La maison d'édition souhaite tripler son activité sur le marché du livre numérique d'ici mi-2011 grâce à la diffusion de ses titres sur l'iPad d'Apple et d'autres plates-formes. Le point avec sa directrice générale.

JDN. Eyrolles propose désormais un catalogue d'ouvrages pour l'iPad. Quelles sont vos ambitions ?

Marie Pic-Pâris Allavena. Cela fait deux ans que nous avons commencé la numérisation de notre catalogue et déjà 1 000 ouvrages sont disponibles, ce qui représente 2 à 3 % de notre chiffre d'affaires. Avec les nouvelles tablettes, nous voulons faire passer les revenus du livre numérique à 8 % de notre chiffre d'affaires d'ici un an. Pour cela nous allons numériser tout notre catalogue, au rythme de 100 formats PDF et 100 formats Apple par mois.

"Nos livres seront 10 à 25 % moins chers sur iPad qu'en librairie"

L'iPad étant une tablette onéreuse, vous visez une cible restreinte, non ?

Effectivement, sur l'iPad nous visons les jeunes actifs voyageant qui composent déjà une large part de notre clientèle. Un quart de nos titres sont des livres professionnels qui ne sont pas toujours disponibles dans les rayons des librairies. L'iPad représente donc un moyen de redynamiser cette gamme de livres, de manière complémentaire avec les autres canaux de distribution. Nous proposerons également sur iPad des ouvrages de culture générale, mais pas de littérature ni d'ouvrages grand public. Il n'y a aucun intérêt à numériser les ouvrages illustrés, beaux livres et livres d'art qui sont le plus souvent offerts en cadeaux. Et on n'offre pas un fichier numérique à Noël !

Quels prix comptez-vous pratiquer sur l'iPad ?

Sur l'iPad, les éditeurs gardent la maîtrise du prix. Apple est très respectueux du droit des auteurs. Nos livres y seront 10 à 25 % moins chers qu'en librairie.

Il est impossible de prêter ou revendre des livres numériques. N'avez-vous pas peur que se crée un marché parallèle et illégal comme c'est le cas pour la musique en ligne par exemple ?

Non, pas vraiment. Déjà, je ne pense pas qu'il y ait un véritable marché d'occasion pour le livre en général, à part pour les livres scolaires où il y a une vraie demande. De plus le marché du livre numérique est encore balbutiant et le piratage encore très faible bien que nous en ayons déjà connu. Mais je dois dire aussi que le développement d'applications pour contrer cette pratique illégale coûte finalement plus cher que d'être victime de piratage.

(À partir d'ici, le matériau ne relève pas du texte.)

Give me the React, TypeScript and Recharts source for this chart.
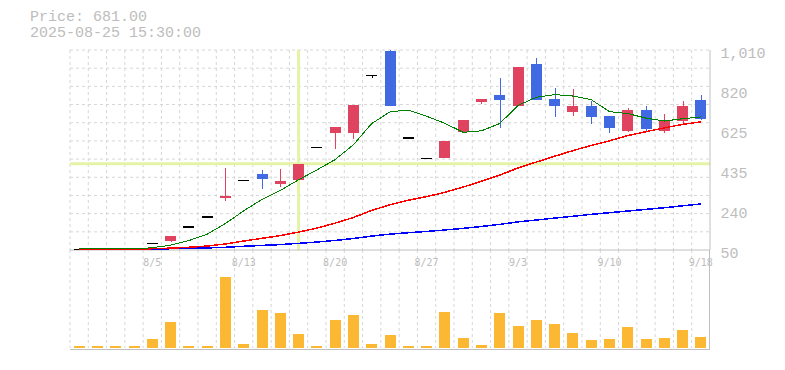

"Nous avons déjà entamé des discussions avec d'autres plates-formes pour diffuser des livres numériques"

Quel est le coût de numérisation d'un livre ? Comment évolue le marché ?

Jusqu'à maintenant il fallait compter en moyenne 200 euros pour numériser un livre au format e-pub d'Apple. Mais les tarifs sont très mouvants en ce moment et je ne vous donnerais pas les mêmes montants cette semaine et la suivante. Le marché commence à peine à se développer. Lorsqu'il a fallu proposer un catalogue à Apple nous avons dû faire appel à un prestataire en Inde pour accélérer le mouvement car notre prestataire français n'avait pas alors la capacité de nous livrer en temps et heure. Suivant la cadence de travail, il faut de un jour ou deux à une semaine pour numériser un livre. Enfin, en France en tout cas, il faut encore que les prestataires développent un travail de qualité pour fournir des fichiers corrects, notamment en matière de mise en page, afin d'être accepté par Apple.

Comptez-vous proposer votre offre numérique sur d'autres plates-formes ?

Oui, nous avons d'ailleurs déjà entamé des discussions avec d'autres plates-formes. Et nous n'avons pas signé d'exclusivité avec Apple sur les titres que nous diffuserons via l'iBook Store. Par ailleurs Eyrolles va lancer son propre entrepôt numérique dans moins d'un mois. Nous y stockerons nos fichiers numériques mais aussi ceux de la soixantaine de maisons d'éditions que nous diffusons et avec lesquelles nous sommes en discussions actuellement. C'est un très lourd chantier.

A 49 ans, Marie Pic-Pâris Allavena est entrée en 2007 au sein du groupe Eyrolles dont elle occupe le poste de directrice générale depuis janvier 2009. Diplômée de l'Essec, elle a débuté sa carrière dans la banque. En 1995, elle crée Futurekids, un groupe d'écoles d'informatique pour enfants, qu'elle revend en 2001. Elle intègre ensuite le cabinet Bernard Krief, chargée de missions d'executive search, puis rejoint Bernard Julhiet Group au poste de Directeur de l'activité "chasseur de têtes".